§ TASK TO COMPLETE
The material below should be written out in full and exactly; pictures stay out of the copy.

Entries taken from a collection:

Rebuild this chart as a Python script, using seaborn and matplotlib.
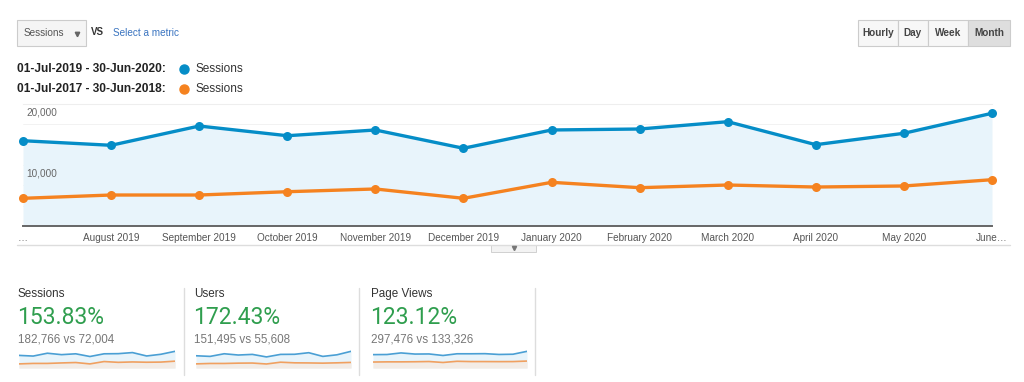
import matplotlib
matplotlib.use("Agg")
import numpy as np
import pandas as pd
import matplotlib.pyplot as plt
import seaborn as sns
from matplotlib.patches import Rectangle
from matplotlib.lines import Line2D
from matplotlib.ticker import MultipleLocator

# etiquetas del eje x (mensual)
meses = ["…", "August 2019", "September 2019", "October 2019", "November 2019",
         "December 2019", "January 2020", "February 2020", "March 2020",
         "April 2020", "May 2020", "June…"]

# sesiones por mes, periodo actual y periodo de comparacion
sesiones_actual = [13980, 13230, 16390, 14800, 15740, 12740, 15740, 15900, 17100, 13330, 15200, 18480]
sesiones_previo = [4540, 5080, 5080, 5620, 6070, 4540, 7160, 6280, 6720, 6390, 6560, 7590]
usuarios_actual = [11600, 11000, 13500, 12300, 12900, 10500, 12900, 13000, 14500, 11000, 12500, 15800]
usuarios_previo = [3900, 4300, 4300, 4600, 4700, 3800, 5500, 4900, 4800, 4600, 4900, 5300]
vistas_actual = [23500, 23700, 26500, 24500, 24700, 22000, 25000, 25000, 25200, 23800, 24200, 29300]
vistas_previo = [10500, 10800, 10800, 11000, 11400, 9700, 11800, 11300, 11300, 11200, 11300, 12200]

periodos = ["01-Jul-2019 - 30-Jun-2020:", "01-Jul-2017 - 30-Jun-2018:"]
tarjetas = ["Sessions", "Users", "Page Views"]
porcentajes = ["153.83%", "172.43%", "123.12%"]
totales = ["182,766 vs 72,004", "151,495 vs 55,608", "297,476 vs 133,326"]
botones = ["Hourly", "Day", "Week", "Month"]

AZUL = "#058dc7"
NARANJA = "#f5821f"
RELLENO = "#e8f4fb"
VERDE = "#2f9e4e"

sns.set_style("white")
plt.rcParams["font.family"] = ["Liberation Sans", "DejaVu Sans"]

W, H = 1024, 382
fig = plt.figure(figsize=(W / 100, H / 100), dpi=100)


def caja(x0, y0, x1, y1):
    # convierte pixeles (origen arriba-izquierda) a coordenadas de figura
    return [x0 / W, 1 - y1 / H, (x1 - x0) / W, (y1 - y0) / H]


def fx(x):
    return x / W


def fy(y):
    return 1 - y / H


def rectangulo(x0, y0, x1, y1, fc, ec="#cccccc", lw=0.8):
    fig.add_artist(Rectangle((fx(x0), fy(y1)), (x1 - x0) / W, (y1 - y0) / H,
                             transform=fig.transFigure, fc=fc, ec=ec, lw=lw))


def linea(xs, ys, **kw):
    fig.add_artist(Line2D([fx(x) for x in xs], [fy(y) for y in ys],
                          transform=fig.transFigure, **kw))


# ---- grafico principal ----
df = pd.DataFrame({"mes": range(len(meses)), "actual": sesiones_actual, "previo": sesiones_previo})
ax = fig.add_axes(caja(23, 104, 992, 226))
ax.fill_between(df["mes"], df["actual"], color=RELLENO, lw=0, zorder=1)
sns.lineplot(data=df, x="mes", y="actual", ax=ax, color=AZUL, lw=2.4, marker="o",
             markersize=6.5, markeredgewidth=0, clip_on=False, zorder=4)
sns.lineplot(data=df, x="mes", y="previo", ax=ax, color=NARANJA, lw=2.4, marker="o",
             markersize=6.5, markeredgewidth=0, clip_on=False, zorder=3)
ax.set_xlim(0, 11)
ax.set_ylim(0, 20000)
ax.yaxis.set_major_locator(MultipleLocator(20000 / 6))
ax.grid(axis="y", color="#f0f0f0", lw=0.6)
ax.grid(axis="x", visible=False)
ax.tick_params(axis="y", left=False, labelleft=False)
ax.set_xticks(df["mes"], meses)
ax.tick_params(axis="x", length=0, pad=5, labelsize=7.2, labelcolor="#555555")
for s in ["left", "right"]:
    ax.spines[s].set_visible(False)
ax.spines["top"].set_color("#eeeeee")
ax.spines["top"].set_linewidth(0.8)
ax.spines["bottom"].set_color("#666666")
ax.spines["bottom"].set_linewidth(1.4)
ax.set_xlabel("")
ax.set_ylabel("")
ax.set_facecolor("none")
for v in [10000, 20000]:
    ax.annotate(f"{v:,}", xy=(0, v), xytext=(2.5, -2.5), textcoords="offset points",
                ha="left", va="top", fontsize=7.2, color="#666666")

# separador y pestaña bajo el grafico
linea([17, 1010], [245, 245], color="#dddddd", lw=1)
rectangulo(491, 245, 536, 252, fc="#f3f3f3", ec="#d0d0d0", lw=0.7)
linea([513.5], [248], marker="v", markersize=3, color="#777777", lw=0)

# ---- controles superiores ----
rectangulo(17, 20, 86, 46, fc="#f5f5f5")
fig.text(fx(24), fy(33), "Sessions", fontsize=7.2, color="#555555", va="center")
linea([77], [33.5], marker="v", markersize=3.2, color="#666666", lw=0)
fig.text(fx(91), fy(32), "VS", fontsize=7, color="#333333", weight="bold", va="center")
fig.text(fx(113), fy(32.5), "Select a metric", fontsize=7.2, color="#3a74c0", va="center")

bordes = [858, 898, 928, 968, 1010]
for i, b in enumerate(botones):
    fc = "#dedede" if b == "Month" else "#f7f7f7"
    rectangulo(bordes[i], 20, bordes[i + 1], 46, fc=fc)
    fig.text(fx((bordes[i] + bordes[i + 1]) / 2), fy(33), b, fontsize=7.2,
             color="#444444", weight="bold", ha="center", va="center")

# ---- leyenda ----
for y, periodo, color in zip([69, 89], periodos, [AZUL, NARANJA]):
    fig.text(fx(17), fy(y), periodo, fontsize=8.6, weight="bold", color="#222222", va="center")
    linea([184], [y], marker="o", markersize=6.5, color=color, lw=0)
    fig.text(fx(196), fy(y), "Sessions", fontsize=8.5, color="#333333", va="center")

# ---- tarjetas inferiores ----
xs_tarjeta = [18, 194, 371]
spark = [(19, 175), (196, 351), (373, 527)]
series = [(sesiones_actual, sesiones_previo), (usuarios_actual, usuarios_previo),
          (vistas_actual, vistas_previo)]
for i in range(3):
    x = xs_tarjeta[i]
    fig.text(fx(x), fy(294), tarjetas[i], fontsize=8.4, color="#333333", va="center")
    fig.text(fx(x - 1), fy(318), porcentajes[i], fontsize=16.5, color=VERDE, va="center",
             family=["Roboto", "DejaVu Sans"])
    fig.text(fx(x), fy(340), totales[i], fontsize=8.4, color="#777777", va="center")

    act, prev = series[i]
    d = pd.DataFrame({"mes": range(len(act)), "actual": act, "previo": prev})
    sax = fig.add_axes(caja(spark[i][0], 350, spark[i][1], 368))
    sax.fill_between(d["mes"], d["actual"], color=RELLENO, lw=0)
    sax.fill_between(d["mes"], d["previo"], color="#f3ece6", lw=0)
    sns.lineplot(data=d, x="mes", y="actual", ax=sax, color="#4a9fd4", lw=1.2)
    sns.lineplot(data=d, x="mes", y="previo", ax=sax, color="#f0a060", lw=1.2)
    sax.set_xlim(0, 11)
    sax.set_ylim(0, max(act) * 1.08)
    sax.axis("off")

for x in [184, 359, 535]:
    linea([x, x], [288, 375], color="#dddddd", lw=1)

fig.savefig("out.png", dpi=100)
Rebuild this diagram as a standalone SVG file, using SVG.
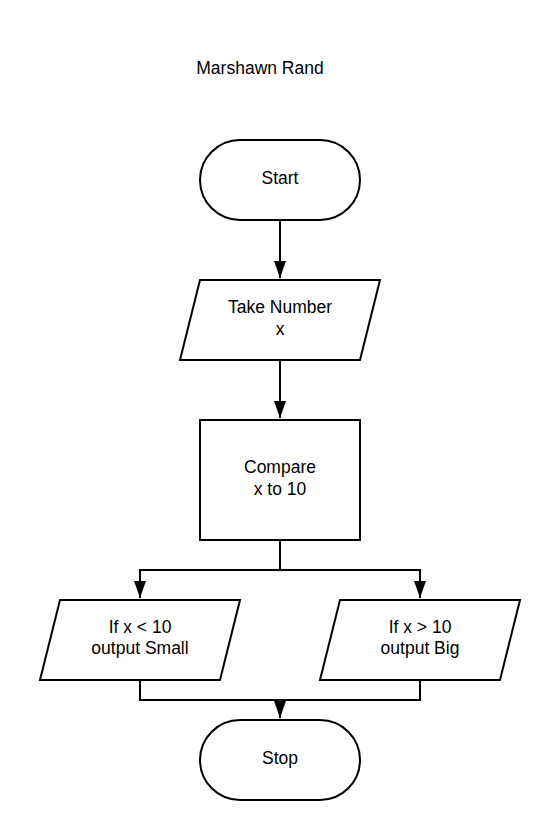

§ REPLY
Rebuild this chart as a Python script, using seaborn and matplotlib.
import matplotlib
matplotlib.use("Agg")
import numpy as np
import pandas as pd
import matplotlib.pyplot as plt
import seaborn as sns
from matplotlib.patches import Rectangle
from matplotlib.lines import Line2D
from matplotlib.ticker import MultipleLocator

# etiquetas del eje x (mensual)
meses = ["…", "August 2019", "September 2019", "October 2019", "November 2019",
         "December 2019", "January 2020", "February 2020", "March 2020",
         "April 2020", "May 2020", "June…"]

# sesiones por mes, periodo actual y periodo de comparacion
sesiones_actual = [13980, 13230, 16390, 14800, 15740, 12740, 15740, 15900, 17100, 13330, 15200, 18480]
sesiones_previo = [4540, 5080, 5080, 5620, 6070, 4540, 7160, 6280, 6720, 6390, 6560, 7590]
usuarios_actual = [11600, 11000, 13500, 12300, 12900, 10500, 12900, 13000, 14500, 11000, 12500, 15800]
usuarios_previo = [3900, 4300, 4300, 4600, 4700, 3800, 5500, 4900, 4800, 4600, 4900, 5300]
vistas_actual = [23500, 23700, 26500, 24500, 24700, 22000, 25000, 25000, 25200, 23800, 24200, 29300]
vistas_previo = [10500, 10800, 10800, 11000, 11400, 9700, 11800, 11300, 11300, 11200, 11300, 12200]

periodos = ["01-Jul-2019 - 30-Jun-2020:", "01-Jul-2017 - 30-Jun-2018:"]
tarjetas = ["Sessions", "Users", "Page Views"]
porcentajes = ["153.83%", "172.43%", "123.12%"]
totales = ["182,766 vs 72,004", "151,495 vs 55,608", "297,476 vs 133,326"]
botones = ["Hourly", "Day", "Week", "Month"]

AZUL = "#058dc7"
NARANJA = "#f5821f"
RELLENO = "#e8f4fb"
VERDE = "#2f9e4e"

sns.set_style("white")
plt.rcParams["font.family"] = ["Liberation Sans", "DejaVu Sans"]

W, H = 1024, 382
fig = plt.figure(figsize=(W / 100, H / 100), dpi=100)


def caja(x0, y0, x1, y1):
    # convierte pixeles (origen arriba-izquierda) a coordenadas de figura
    return [x0 / W, 1 - y1 / H, (x1 - x0) / W, (y1 - y0) / H]


def fx(x):
    return x / W


def fy(y):
    return 1 - y / H


def rectangulo(x0, y0, x1, y1, fc, ec="#cccccc", lw=0.8):
    fig.add_artist(Rectangle((fx(x0), fy(y1)), (x1 - x0) / W, (y1 - y0) / H,
                             transform=fig.transFigure, fc=fc, ec=ec, lw=lw))


def linea(xs, ys, **kw):
    fig.add_artist(Line2D([fx(x) for x in xs], [fy(y) for y in ys],
                          transform=fig.transFigure, **kw))


# ---- grafico principal ----
df = pd.DataFrame({"mes": range(len(meses)), "actual": sesiones_actual, "previo": sesiones_previo})
ax = fig.add_axes(caja(23, 104, 992, 226))
ax.fill_between(df["mes"], df["actual"], color=RELLENO, lw=0, zorder=1)
sns.lineplot(data=df, x="mes", y="actual", ax=ax, color=AZUL, lw=2.4, marker="o",
             markersize=6.5, markeredgewidth=0, clip_on=False, zorder=4)
sns.lineplot(data=df, x="mes", y="previo", ax=ax, color=NARANJA, lw=2.4, marker="o",
             markersize=6.5, markeredgewidth=0, clip_on=False, zorder=3)
ax.set_xlim(0, 11)
ax.set_ylim(0, 20000)
ax.yaxis.set_major_locator(MultipleLocator(20000 / 6))
ax.grid(axis="y", color="#f0f0f0", lw=0.6)
ax.grid(axis="x", visible=False)
ax.tick_params(axis="y", left=False, labelleft=False)
ax.set_xticks(df["mes"], meses)
ax.tick_params(axis="x", length=0, pad=5, labelsize=7.2, labelcolor="#555555")
for s in ["left", "right"]:
    ax.spines[s].set_visible(False)
ax.spines["top"].set_color("#eeeeee")
ax.spines["top"].set_linewidth(0.8)
ax.spines["bottom"].set_color("#666666")
ax.spines["bottom"].set_linewidth(1.4)
ax.set_xlabel("")
ax.set_ylabel("")
ax.set_facecolor("none")
for v in [10000, 20000]:
    ax.annotate(f"{v:,}", xy=(0, v), xytext=(2.5, -2.5), textcoords="offset points",
                ha="left", va="top", fontsize=7.2, color="#666666")

# separador y pestaña bajo el grafico
linea([17, 1010], [245, 245], color="#dddddd", lw=1)
rectangulo(491, 245, 536, 252, fc="#f3f3f3", ec="#d0d0d0", lw=0.7)
linea([513.5], [248], marker="v", markersize=3, color="#777777", lw=0)

# ---- controles superiores ----
rectangulo(17, 20, 86, 46, fc="#f5f5f5")
fig.text(fx(24), fy(33), "Sessions", fontsize=7.2, color="#555555", va="center")
linea([77], [33.5], marker="v", markersize=3.2, color="#666666", lw=0)
fig.text(fx(91), fy(32), "VS", fontsize=7, color="#333333", weight="bold", va="center")
fig.text(fx(113), fy(32.5), "Select a metric", fontsize=7.2, color="#3a74c0", va="center")

bordes = [858, 898, 928, 968, 1010]
for i, b in enumerate(botones):
    fc = "#dedede" if b == "Month" else "#f7f7f7"
    rectangulo(bordes[i], 20, bordes[i + 1], 46, fc=fc)
    fig.text(fx((bordes[i] + bordes[i + 1]) / 2), fy(33), b, fontsize=7.2,
             color="#444444", weight="bold", ha="center", va="center")

# ---- leyenda ----
for y, periodo, color in zip([69, 89], periodos, [AZUL, NARANJA]):
    fig.text(fx(17), fy(y), periodo, fontsize=8.6, weight="bold", color="#222222", va="center")
    linea([184], [y], marker="o", markersize=6.5, color=color, lw=0)
    fig.text(fx(196), fy(y), "Sessions", fontsize=8.5, color="#333333", va="center")

# ---- tarjetas inferiores ----
xs_tarjeta = [18, 194, 371]
spark = [(19, 175), (196, 351), (373, 527)]
series = [(sesiones_actual, sesiones_previo), (usuarios_actual, usuarios_previo),
          (vistas_actual, vistas_previo)]
for i in range(3):
    x = xs_tarjeta[i]
    fig.text(fx(x), fy(294), tarjetas[i], fontsize=8.4, color="#333333", va="center")
    fig.text(fx(x - 1), fy(318), porcentajes[i], fontsize=16.5, color=VERDE, va="center",
             family=["Roboto", "DejaVu Sans"])
    fig.text(fx(x), fy(340), totales[i], fontsize=8.4, color="#777777", va="center")

    act, prev = series[i]
    d = pd.DataFrame({"mes": range(len(act)), "actual": act, "previo": prev})
    sax = fig.add_axes(caja(spark[i][0], 350, spark[i][1], 368))
    sax.fill_between(d["mes"], d["actual"], color=RELLENO, lw=0)
    sax.fill_between(d["mes"], d["previo"], color="#f3ece6", lw=0)
    sns.lineplot(data=d, x="mes", y="actual", ax=sax, color="#4a9fd4", lw=1.2)
    sns.lineplot(data=d, x="mes", y="previo", ax=sax, color="#f0a060", lw=1.2)
    sax.set_xlim(0, 11)
    sax.set_ylim(0, max(act) * 1.08)
    sax.axis("off")

for x in [184, 359, 535]:
    linea([x, x], [288, 375], color="#dddddd", lw=1)

fig.savefig("out.png", dpi=100)
Rebuild this diagram as a standalone SVG file, using SVG.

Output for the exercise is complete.